(Your goal)
All lines from the beginning of the listing through the line with "from matplotlib.lines import Line2D" are to be copied word for word; the pictures are not.

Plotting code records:

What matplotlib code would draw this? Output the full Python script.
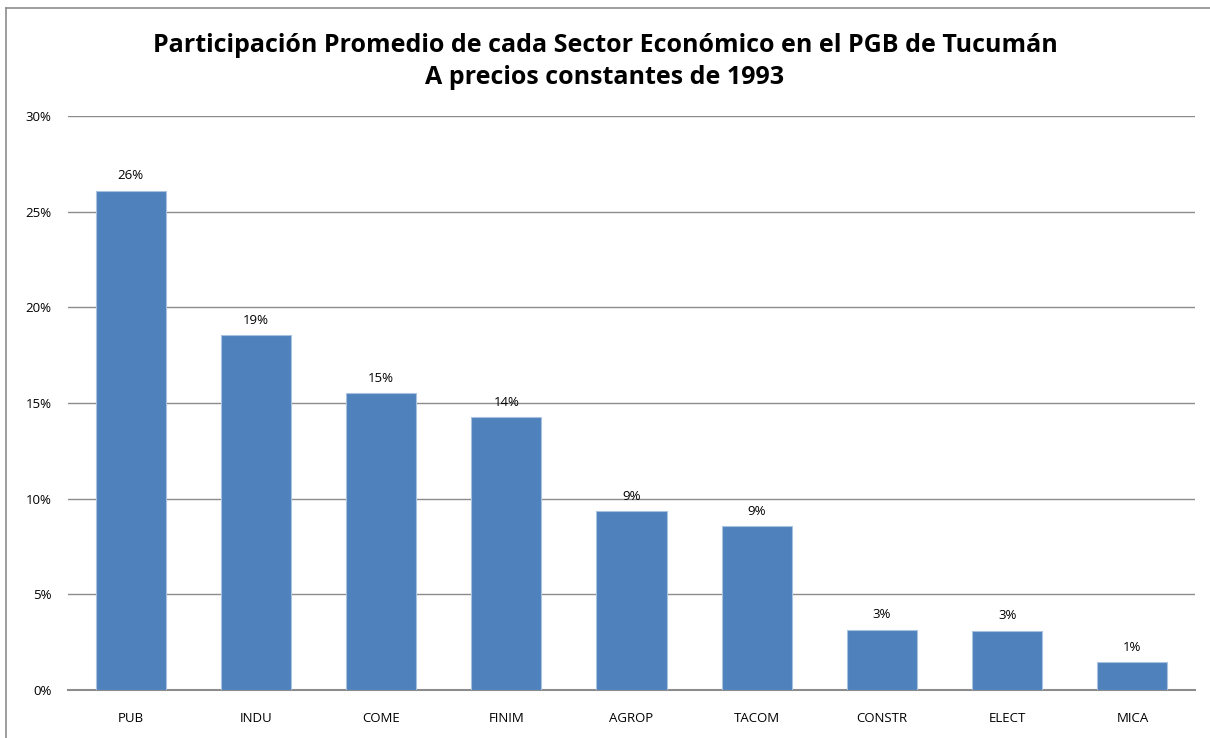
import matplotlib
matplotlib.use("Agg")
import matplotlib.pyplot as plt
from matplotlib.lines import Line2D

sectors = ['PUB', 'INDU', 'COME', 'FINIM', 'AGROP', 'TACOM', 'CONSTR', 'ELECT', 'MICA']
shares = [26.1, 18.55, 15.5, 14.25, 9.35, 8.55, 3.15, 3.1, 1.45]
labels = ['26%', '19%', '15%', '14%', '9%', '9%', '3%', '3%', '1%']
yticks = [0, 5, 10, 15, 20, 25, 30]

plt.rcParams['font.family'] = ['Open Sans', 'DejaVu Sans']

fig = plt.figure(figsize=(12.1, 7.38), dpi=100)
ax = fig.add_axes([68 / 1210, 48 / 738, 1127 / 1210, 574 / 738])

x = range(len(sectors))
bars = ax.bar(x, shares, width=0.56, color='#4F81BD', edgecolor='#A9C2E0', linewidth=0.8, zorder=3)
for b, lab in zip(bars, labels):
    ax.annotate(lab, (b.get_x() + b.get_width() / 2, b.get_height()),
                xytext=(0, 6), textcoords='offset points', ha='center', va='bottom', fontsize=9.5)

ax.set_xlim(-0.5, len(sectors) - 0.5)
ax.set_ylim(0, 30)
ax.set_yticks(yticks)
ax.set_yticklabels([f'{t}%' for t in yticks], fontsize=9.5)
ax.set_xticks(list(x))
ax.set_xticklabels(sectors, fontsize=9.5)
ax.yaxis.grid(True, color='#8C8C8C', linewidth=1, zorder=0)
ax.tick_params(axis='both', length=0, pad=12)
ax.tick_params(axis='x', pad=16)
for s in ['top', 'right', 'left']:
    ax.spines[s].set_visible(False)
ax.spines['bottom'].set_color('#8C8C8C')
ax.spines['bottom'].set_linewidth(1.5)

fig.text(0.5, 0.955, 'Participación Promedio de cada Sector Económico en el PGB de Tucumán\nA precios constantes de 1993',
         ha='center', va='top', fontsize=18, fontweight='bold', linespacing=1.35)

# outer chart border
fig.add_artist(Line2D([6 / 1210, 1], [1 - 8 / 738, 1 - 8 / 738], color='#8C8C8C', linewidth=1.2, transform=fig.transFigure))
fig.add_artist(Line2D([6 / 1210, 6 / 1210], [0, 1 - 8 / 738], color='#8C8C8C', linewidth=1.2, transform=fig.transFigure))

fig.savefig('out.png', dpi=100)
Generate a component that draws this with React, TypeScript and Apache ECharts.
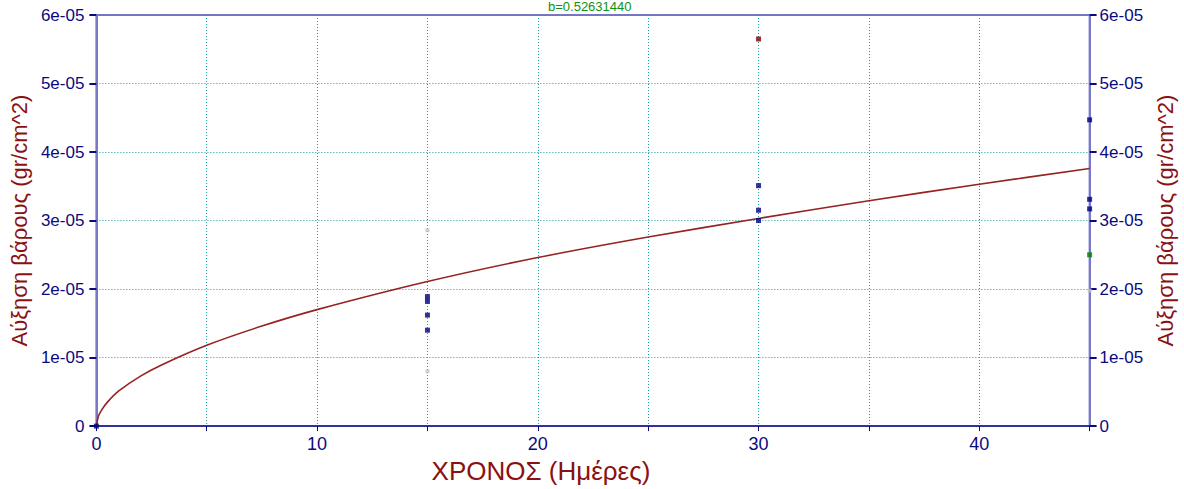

(Reply to the exercise)
What matplotlib code would draw this? Output the full Python script.
import matplotlib
matplotlib.use("Agg")
import matplotlib.pyplot as plt
from matplotlib.lines import Line2D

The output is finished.